For Almighty Fire, Aretha once again turned to Curtis Mayfield for guidance. And once again, things got off to a good start — the title track here is a classic, burning-up funk groove on which Curtis and Aretha succeed in pointing the clavinet, horns, and strings in the rightfully «disturb­ing» direction, and once they do, Ms. Franklin belts the lyrics out as if she were on fire herself: there is some absolutely head-spinning vocalizing here, even if the melody per se leaves some­thing to be desired.

Unfortunately, Mayfield never gave the rest of the songs the same attention, and the next seven songs never ever amount above pleasant background muzak. Danceable and professional as al­ways, they do not offer anything special. Like with Sweet Passion, there have been complaints that the whole thing was too heavily disco-fied, but such opinions are misguided: 'Keep On Lov­ing You' and 'I Needed You Baby' are the only fast dance numbers on the record, and even those two are not straightforward disco in the rhythmic sense. Not that they're special or anything, but at least they kick one inch more ass than everything else.
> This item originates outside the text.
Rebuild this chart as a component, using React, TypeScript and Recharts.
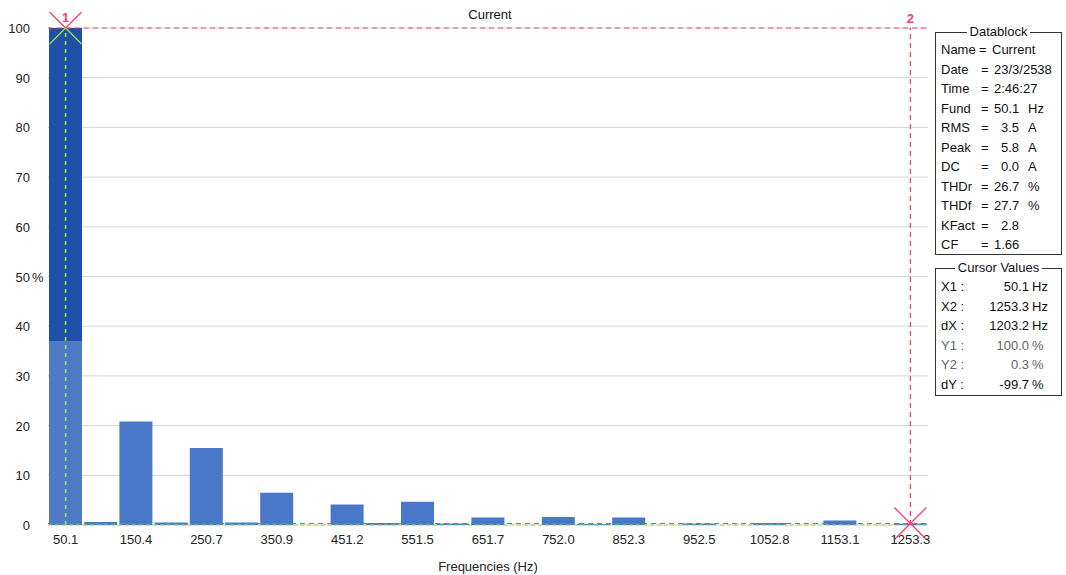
import React from "react";
import {
  BarChart,
  Bar,
  Cell,
  CartesianGrid,
  XAxis,
  YAxis,
  ReferenceLine,
  ReferenceDot,
  Label,
} from "recharts";

// harmonic frequencies (Hz), fundamental through the 25th
const frequencies = [
  "50.1", "100.3", "150.4", "200.5", "250.7", "300.8", "350.9", "401.1", "451.2",
  "501.3", "551.5", "601.6", "651.7", "701.9", "752.0", "802.1", "852.3", "902.4",
  "952.5", "1002.7", "1052.8", "1102.9", "1153.1", "1203.2", "1253.3",
];

// amplitude of each harmonic, % of fundamental
const amplitudes = [
  100, 0.6, 20.8, 0.5, 15.5, 0.5, 6.5, 0, 4.1, 0.4, 4.7, 0.3, 1.5, 0, 1.6, 0.2,
  1.5, 0, 0.3, 0, 0.4, 0, 0.9, 0, 0.3,
];

const yTicks = [0, 10, 20, 30, 40, 50, 60, 70, 80, 90, 100];

const cursor1 = { x: "50.1", y: 100 };
const cursor2 = { x: "1253.3", y: 0.3 };

const datablock: [string, string, string][] = [
  ["Name", "Current", ""],
  ["Date", "23/3/2538", ""],
  ["Time", "2:46:27", ""],
  ["Fund", "50.1", "Hz"],
  ["RMS", "3.5", "A"],
  ["Peak", "5.8", "A"],
  ["DC", "0.0", "A"],
  ["THDr", "26.7", "%"],
  ["THDf", "27.7", "%"],
  ["KFact", "2.8", ""],
  ["CF", "1.66", ""],
];

const cursorValues: [string, string, string][] = [
  ["X1 :", "50.1", "Hz"],
  ["X2 :", "1253.3", "Hz"],
  ["dX :", "1203.2", "Hz"],
  ["Y1 :", "100.0", "%"],
  ["Y2 :", "0.3", "%"],
  ["dY :", "-99.7", "%"],
];

const data = frequencies.map((f, i) => ({ freq: f, value: amplitudes[i] }));

const FONT = "'Liberation Sans', Arial, sans-serif";
const RED = "#f0446a";
const GREEN = "#9be04a";
const BAR = "#4a78c8";

function YTick(props: any) {
  const { x, y, payload } = props;
  return (
    <g>
      <text x={x} y={y} dy={5} textAnchor="end" fontSize={13} fill="#222" fontFamily={FONT}>
        {payload.value}
      </text>
      {payload.value === 50 && (
        <text x={x + 2} y={y} dy={5} fontSize={13} fill="#222" fontFamily={FONT}>
          %
        </text>
      )}
    </g>
  );
}

function CrossMarker(props: any) {
  const { cx, cy, num, full } = props;
  const s = 16;
  return (
    <g>
      <line x1={cx - s} y1={cy - s} x2={cx} y2={cy} stroke={RED} strokeWidth={1.3} />
      <line x1={cx + s} y1={cy - s} x2={cx} y2={cy} stroke={RED} strokeWidth={1.3} />
      <line x1={cx} y1={cy} x2={cx - s} y2={cy + s} stroke={full ? RED : GREEN} strokeWidth={1.3} />
      <line x1={cx} y1={cy} x2={cx + s} y2={cy + s} stroke={full ? RED : GREEN} strokeWidth={1.3} />
      {num && (
        <text x={cx} y={cy - 6} textAnchor="middle" fontSize={13} fontWeight="bold" fill={RED} fontFamily={FONT}>
          {num}
        </text>
      )}
    </g>
  );
}

const boxStyle: React.CSSProperties = {
  position: "absolute",
  left: 935,
  width: 127,
  border: "1px solid #333",
  fontFamily: FONT,
  fontSize: 13,
  color: "#111",
  boxSizing: "border-box",
};

const boxTitle: React.CSSProperties = {
  position: "absolute",
  top: -9,
  left: 0,
  right: 0,
  textAlign: "center",
  lineHeight: "16px",
};

export default function App() {
  return (
    <div style={{ position: "absolute", left: 0, top: 0, width: 1066, height: 575, background: "#fff" }}>
      <div
        style={{
          position: "absolute",
          left: 390,
          width: 200,
          top: 7,
          textAlign: "center",
          fontFamily: FONT,
          fontSize: 13,
          color: "#111",
        }}
      >
        Current
      </div>
      <BarChart
        width={1066}
        height={575}
        data={data}
        margin={{ top: 28, right: 138, left: 8, bottom: 4 }}
        barCategoryGap={1}
      >
        <defs>
          <linearGradient id="fundFill" x1="0" y1="0" x2="0" y2="1">
            <stop offset="0" stopColor="#1f4fa8" />
            <stop offset="0.63" stopColor="#1f4fa8" />
            <stop offset="0.63" stopColor="#4f7bc6" />
            <stop offset="1" stopColor="#4f7bc6" />
          </linearGradient>
        </defs>
        <CartesianGrid vertical={false} stroke="#d4d4d4" />
        <XAxis
          dataKey="freq"
          interval={1}
          axisLine={false}
          tickLine={false}
          tickSize={0}
          tickMargin={10}
          height={46}
          tick={{ fontSize: 13, fill: "#222", fontFamily: FONT }}
        >
          <Label
            value="Frequencies (Hz)"
            position="insideBottom"
            offset={0}
            style={{ fontSize: 13, fill: "#222", fontFamily: FONT }}
          />
        </XAxis>
        <YAxis
          domain={[0, 100]}
          ticks={yTicks}
          width={40}
          axisLine={false}
          tickLine={false}
          tickSize={0}
          tickMargin={18}
          tick={<YTick />}
        />
        <YAxis
          yAxisId="frame"
          orientation="right"
          width={0}
          domain={[0, 100]}
          tick={false}
          tickLine={false}
          axisLine={{ stroke: "#b8b8b8" }}
        />
        <Bar dataKey="value" isAnimationActive={false}>
          {data.map((d, i) => (
            <Cell key={d.freq} fill={i === 0 ? "url(#fundFill)" : BAR} />
          ))}
        </Bar>
        <ReferenceLine y={0} stroke={GREEN} strokeDasharray="4 3" />
        <ReferenceLine y={cursor2.y} stroke={RED} strokeDasharray="5 4" />
        <ReferenceLine y={cursor1.y} stroke={RED} strokeDasharray="5 4" />
        <ReferenceLine x={cursor1.x} stroke={GREEN} strokeDasharray="4 4" strokeWidth={1.6} />
        <ReferenceLine
          x={cursor2.x}
          stroke={RED}
          strokeDasharray="5 4"
          strokeWidth={1.3}
          label={{ value: "2", position: "top", fill: RED, fontSize: 13, fontWeight: "bold", fontFamily: FONT }}
        />
        <ReferenceDot
          x={cursor1.x}
          y={cursor1.y}
          ifOverflow="visible"
          shape={(p: any) => <CrossMarker {...p} num="1" />}
        />
        <ReferenceDot
          x={cursor2.x}
          y={cursor2.y}
          ifOverflow="visible"
          shape={(p: any) => <CrossMarker {...p} full />}
        />
      </BarChart>

      <div style={{ ...boxStyle, top: 32, height: 223, padding: "7px 0 0 5px" }}>
        <div style={boxTitle}>
          <span style={{ background: "#fff", padding: "0 3px" }}>Datablock</span>
        </div>
        {datablock.map(([k, v, u]) => (
          <div key={k} style={{ display: "flex", height: 19.5, lineHeight: "19.5px", whiteSpace: "nowrap" }}>
            <span style={{ width: k === "Name" ? 38 : 40 }}>{k}</span>
            <span style={{ width: 13 }}>=</span>
            {u || k === "KFact" || k === "CF" ? (
              <>
                <span style={{ width: 25, textAlign: "right" }}>{v}</span>
                <span style={{ marginLeft: 9 }}>{u}</span>
              </>
            ) : (
              <span>{v}</span>
            )}
          </div>
        ))}
      </div>

      <div style={{ ...boxStyle, top: 268, height: 128, padding: "8px 0 0 5px" }}>
        <div style={boxTitle}>
          <span style={{ background: "#fff", padding: "0 3px" }}>Cursor Values</span>
        </div>
        {cursorValues.map(([k, v, u]) => (
          <div
            key={k}
            style={{
              display: "flex",
              height: 19.5,
              lineHeight: "19.5px",
              whiteSpace: "nowrap",
              color: k.startsWith("Y") ? "#666" : "#111",
            }}
          >
            <span style={{ width: 28 }}>{k}</span>
            <span style={{ width: 60, textAlign: "right" }}>{v}</span>
            <span style={{ marginLeft: 3 }}>{u}</span>
          </div>
        ))}
      </div>
    </div>
  );
}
As if to give final proof that, for the most part, Mayfield's waning talents were all but wasted on the LP, Aretha finishes the dusky proceedings with her own piano solo ballad, 'I'm Your Speed', which feels more heartfelt and meaningful than all of those seven preceding tunes put together. Everything gets its proper taste in context, of course: on a record like Young, Gifted And Black such a song would come across as a cute throwaway or minor highlight to be enjoyed after every­thing else, but in the environment of Almighty Fire listening to it is like witnessing your loved one come back to senses after a period of heavy sedation.

Which is why 'I'm Your Speed', with all its surprising soulfulness, would not do good on a best-of compilation or retrospective, for which, in the proper way, only the title track could be salvage­able. A big thumbs down — mostly to Mayfield, who had all but betrayed the Queen's faith in him, so much so that the two would never work together again.